Most online forex brokers offering services to Europeans are based in the United Kingdom or Cyprus. The regulators in both these countries, namely the Financial Conduct Authority (FCA) and the Cyprus Securities and Exchange Commission (CySEC) are planning to keep leverage at a maximum 50x and also to ban deposit bonuses used to attract retail clients to open new accounts or feed existing ones.
The share values of publicly traded brokers have been badly affected by the negative press they have received on account of the customer complaints and the laws restricting their activities. In fact, the loss in market capitalization of these companies has been around $2.4 billion, with a big chunk of the market cap disappearing in the last few months of the previous year. Interestingly, the biggest European brokers reposted good results throughout the year and their trading volumes were unaffected by the unfriendly legislations and rules.
IG Group Holdings plc has released a statement that is no doubt motivated by the clarification from AMF. The company said that the new rules in France would actually give it a competitive advantage in the highly lucrative business. The reason for the company’s confidence is that it is one of the few companies operating in France which has the technical capability to conform to the regulations of the AMF.

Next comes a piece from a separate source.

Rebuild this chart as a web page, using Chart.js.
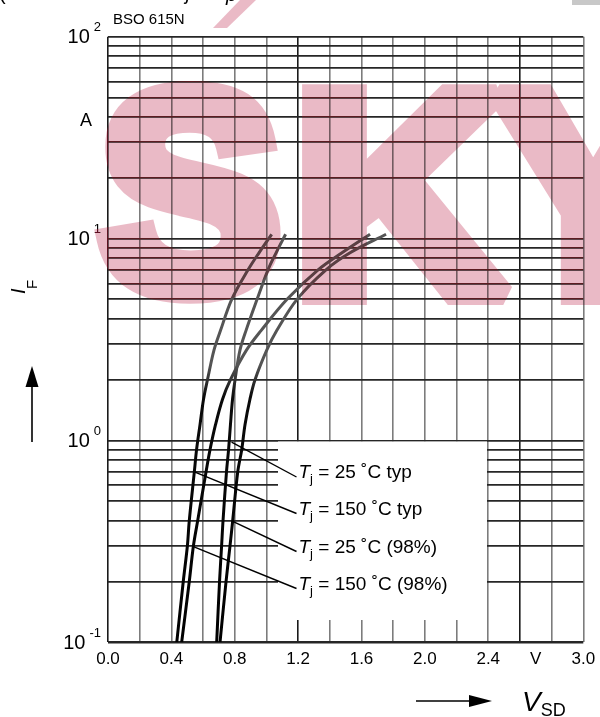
<!DOCTYPE html>
<html>
<head>
<meta charset="utf-8">
<script src="https://cdn.jsdelivr.net/npm/chart.js@4.4.1/dist/chart.umd.min.js"></script>
<style>
	html, body { margin: 0; padding: 0; background: #fff; }
	#wrapper-bso-diode { width: 600px; height: 717px; }
</style>
</head>
<body>
<div id="wrapper-bso-diode"><canvas id="bso-diode" width="600" height="717"></canvas></div>
<script>
// forward current I_F (A) where each curve was read
const currentA = [0.1, 0.2, 0.3, 0.4, 0.7, 0.9, 1.2, 1.6, 2, 2.8, 3.5, 5, 7, 8.5, 10.5];

// V_SD (V) of each curve at those currents
const vsd150Typ = [0.434, 0.475, 0.501, 0.513, 0.545, 0.559, 0.581, 0.603, 0.628, 0.669, 0.71, 0.781, 0.884, 0.953, 1.033];
const vsd150Max = [0.465, 0.513, 0.539, 0.566, 0.619, 0.644, 0.679, 0.723, 0.773, 0.874, 0.966, 1.13, 1.326, 1.477, 1.654];
const vsd25Typ = [0.686, 0.704, 0.717, 0.726, 0.748, 0.761, 0.773, 0.786, 0.802, 0.833, 0.871, 0.941, 1.01, 1.061, 1.121];
const vsd25Max = [0.707, 0.745, 0.77, 0.787, 0.819, 0.844, 0.865, 0.896, 0.928, 1.002, 1.065, 1.193, 1.376, 1.528, 1.755];

// grid and tick labels
const xGridV = [0, 0.2, 0.4, 0.6, 0.8, 1.0, 1.2, 1.4, 1.6, 1.8, 2.0, 2.2, 2.4, 2.6, 2.8, 3.0];
const xLabelV = [0, 0.4, 0.8, 1.2, 1.6, 2.0, 2.4, 2.7, 3.0];
const xLabelText = ["0.0", "0.4", "0.8", "1.2", "1.6", "2.0", "2.4", "V", "3.0"];
const yGridA = [0.1, 0.2, 0.3, 0.4, 0.5, 0.6, 0.7, 0.8, 0.9, 1, 2, 3, 4, 5, 6, 7, 8, 9, 10, 20, 30, 40, 50, 60, 70, 80, 90, 100];
const yDecadeA = [100, 10, 1, 0.1];
const yDecadeExp = ["2", "1", "0", "-1"];

// legend texts (top to bottom) and where their leader lines touch the curves
const legendTemp = ["25", "150", "25", "150"];
const legendKind = ["typ", "typ", "(98%)", "(98%)"];
const leaderV = [0.78, 0.549, 0.781, 0.539];
const leaderA = [0.98, 0.697, 0.4, 0.298];

const FONT = "'Liberation Sans', Arial, Helvetica, sans-serif";

function curvePoints(vs) {
	return vs.map((v, i) => ({ x: v, y: currentA[i] }));
}

function curveColor(ctx) {
	const c = ctx.chart.ctx;
	const g = c.createLinearGradient(0, 642, 0, 234);
	g.addColorStop(0, "#000");
	g.addColorStop(0.6, "#0a0a0a");
	g.addColorStop(0.68, "#555");
	g.addColorStop(1, "#555");
	return g;
}

function isNear(a, b) {
	return Math.abs(a - b) < 1e-6;
}

// text with subscript: main part then smaller lowered part
function subText(c, x, y, main, mainFont, sub, subFont, drop) {
	c.font = mainFont;
	c.fillText(main, x, y);
	const w = c.measureText(main).width;
	c.font = subFont;
	c.fillText(sub, x + w, y + drop);
	return x + w + c.measureText(sub).width;
}

// big letter fitted into a box, fattened with a stroke
function boxLetter(c, ch, x0, x1, top, bottom, fat) {
	c.font = "bold 300px " + FONT;
	c.textAlign = "left";
	c.textBaseline = "alphabetic";
	const m = c.measureText(ch);
	const w = m.actualBoundingBoxLeft + m.actualBoundingBoxRight;
	const h = m.actualBoundingBoxAscent + m.actualBoundingBoxDescent;
	const sx = (x1 - x0 - fat) / w;
	const sy = (bottom - top - fat) / h;
	c.save();
	c.translate(x0 + fat / 2, top + fat / 2);
	c.scale(sx, sy);
	c.lineWidth = fat / Math.min(sx, sy);
	c.lineJoin = "miter";
	c.miterLimit = 2;
	c.fillText(ch, m.actualBoundingBoxLeft, m.actualBoundingBoxAscent);
	c.strokeText(ch, m.actualBoundingBoxLeft, m.actualBoundingBoxAscent);
	c.restore();
}

function watermark(c, w, h) {
	const mask = document.createElement("canvas");
	mask.width = w;
	mask.height = h;
	const mc = mask.getContext("2d");
	mc.fillStyle = "#000";
	mc.strokeStyle = "#000";
	boxLetter(mc, "S", 93, 284, 80, 305, 22);
	boxLetter(mc, "K", 301, 516, 80, 305, 22);
	boxLetter(mc, "Y", 488, 700, 80, 305, 22);
	mc.beginPath();
	mc.moveTo(213, 28);
	mc.lineTo(227, 28);
	mc.lineTo(256, 0);
	mc.lineTo(240, 0);
	mc.closePath();
	mc.fill();

	// dark lines turn maroon, then paper turns pink
	const passes = [["lighten", "rgb(100,20,42)"], ["multiply", "rgb(234,186,198)"]];
	passes.forEach(([op, col]) => {
		const tint = document.createElement("canvas");
		tint.width = w;
		tint.height = h;
		const tc = tint.getContext("2d");
		tc.drawImage(mask, 0, 0);
		tc.globalCompositeOperation = "source-in";
		tc.fillStyle = col;
		tc.fillRect(0, 0, w, h);
		c.save();
		c.setTransform(1, 0, 0, 1, 0, 0);
		c.globalCompositeOperation = op;
		c.drawImage(tint, 0, 0);
		c.restore();
	});
}

const paperPlugin = {
	id: "paper",
	beforeDraw(chart) {
		const c = chart.ctx;
		c.save();
		c.fillStyle = "#fff";
		c.fillRect(0, 0, chart.width, chart.height);
		c.restore();
	},
	afterDraw(chart) {
		const c = chart.ctx;
		const xs = chart.scales.x;
		const ys = chart.scales.y;
		c.save();

		// legend box covers the grid
		c.fillStyle = "#fff";
		c.fillRect(278, 441.5, 209, 178.5);

		// leader lines and legend texts
		const textX = 298.5;
		const textY = [478, 514.5, 552.5, 589.5];
		c.strokeStyle = "#000";
		c.lineWidth = 1.4;
		for (let k = 0; k < legendTemp.length; k++) {
			c.beginPath();
			c.moveTo(xs.getPixelForValue(leaderV[k]), ys.getPixelForValue(leaderA[k]));
			c.lineTo(textX - 2, textY[k] - 1);
			c.stroke();

			c.fillStyle = "#000";
			c.textAlign = "left";
			c.textBaseline = "alphabetic";
			let x = subText(c, textX, textY[k], "T", "italic 19px " + FONT, "j", "13px " + FONT, 5);
			c.font = "19px " + FONT;
			c.fillText(" = " + legendTemp[k] + " \u02DAC " + legendKind[k], x, textY[k]);
		}

		// x tick labels
		c.fillStyle = "#000";
		c.font = "17px " + FONT;
		c.textAlign = "center";
		c.textBaseline = "middle";
		xLabelV.forEach((v, i) => {
			c.fillText(xLabelText[i], xs.getPixelForValue(v), 659);
		});

		// y tick labels 10^n
		c.textAlign = "right";
		yDecadeA.forEach((a, i) => {
			const y = ys.getPixelForValue(a);
			c.font = "13px " + FONT;
			c.textBaseline = "middle";
			const supW = c.measureText(yDecadeExp[i]).width;
			c.fillText(yDecadeExp[i], 101, y - 9);
			c.font = "20px " + FONT;
			c.fillText("10", 101 - supW - 4, y + 1);
		});
		c.font = "18px " + FONT;
		c.textAlign = "center";
		c.fillText("A", 86, ys.getPixelForValue(38));

		// header
		c.textAlign = "left";
		c.textBaseline = "alphabetic";
		c.font = "15px " + FONT;
		c.fillText("BSO 615N", 113, 24);

		// cut-off title remnants at the very top
		c.font = "20px " + FONT;
		c.fillText("(", -1, 0);
		c.font = "italic 20px " + FONT;
		c.fillText("j", 186, 0);
		c.fillText("p", 226, 1);

		// y axis title and arrow
		c.save();
		c.translate(25, 294);
		c.rotate(-Math.PI / 2);
		c.font = "italic 20px " + FONT;
		c.fillText("I", 0, 0);
		c.font = "15px " + FONT;
		c.fillText("F", 5, 12);
		c.restore();

		c.lineWidth = 1.6;
		c.beginPath();
		c.moveTo(32, 442);
		c.lineTo(32, 384);
		c.stroke();
		c.beginPath();
		c.moveTo(32, 366);
		c.lineTo(25.5, 387);
		c.lineTo(38.5, 387);
		c.closePath();
		c.fill();

		// x axis title and arrow
		c.beginPath();
		c.moveTo(416, 701);
		c.lineTo(472, 701);
		c.stroke();
		c.beginPath();
		c.moveTo(492, 701);
		c.lineTo(469, 695);
		c.lineTo(469, 707);
		c.closePath();
		c.fill();
		subText(c, 522, 711, "V", "italic 28px " + FONT, "SD", "18px " + FONT, 5);

		watermark(c, chart.width, chart.height);

		c.fillStyle = "#c8c8c8";
		c.fillRect(572, 0, 28, 5);
		c.restore();
	},
};

new Chart(document.getElementById("bso-diode").getContext("2d"), {
	type: "line",
	data: {
		datasets: [
			{ label: "Tj = 150 °C typ", data: curvePoints(vsd150Typ) },
			{ label: "Tj = 150 °C (98%)", data: curvePoints(vsd150Max) },
			{ label: "Tj = 25 °C typ", data: curvePoints(vsd25Typ) },
			{ label: "Tj = 25 °C (98%)", data: curvePoints(vsd25Max) },
		].map((d) => ({
			...d,
			borderColor: curveColor,
			borderWidth: 3,
			pointRadius: 0,
			fill: false,
			tension: 0.35,
		})),
	},
	options: {
		responsive: false,
		animation: false,
		layout: {
			padding: { left: 108, right: 16.7, top: 36.7, bottom: 74.7 },
		},
		scales: {
			x: {
				type: "linear",
				min: 0,
				max: 3,
				afterBuildTicks: (s) => {
					s.ticks = xGridV.map((v) => ({ value: v }));
				},
				afterFit: (s) => {
					s.height = 0;
				},
				ticks: { display: false },
				border: { display: false },
				grid: {
					drawTicks: false,
					lineWidth: 1.6,
					color: (ctx) => {
						const v = ctx.tick.value;
						if (isNear(v, 0) || isNear(v, 1.2) || isNear(v, 2.6)) return "#1a1a1a";
						return "#7c7c7c";
					},
				},
			},
			y: {
				type: "logarithmic",
				min: 0.1,
				max: 100,
				afterBuildTicks: (s) => {
					s.ticks = yGridA.map((v) => ({ value: v }));
				},
				afterFit: (s) => {
					s.width = 0;
				},
				ticks: { display: false },
				border: { display: false },
				grid: {
					drawTicks: false,
					color: "#262626",
					lineWidth: (ctx) => (isNear(ctx.tick.value, 0.1) ? 2.6 : 1.7),
				},
			},
		},
		plugins: {
			legend: { display: false },
			tooltip: { enabled: false },
		},
	},
	plugins: [paperPlugin],
});
</script>
</body>
</html>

It is safe to say that the present regulatory climate in EU countries will hardly affect the volume of trades overall. However, the restrictions will make it very hard for smaller brokers to gain a foothold in the industry that is dominated by larger and well established players since they depend very heavily on aggressive advertising and a strategy that involves providing very high leverage and bonuses to customers. All the same, retail customers do require protection from risky financial products because it is very easy to lose a lot of money on them in a short time.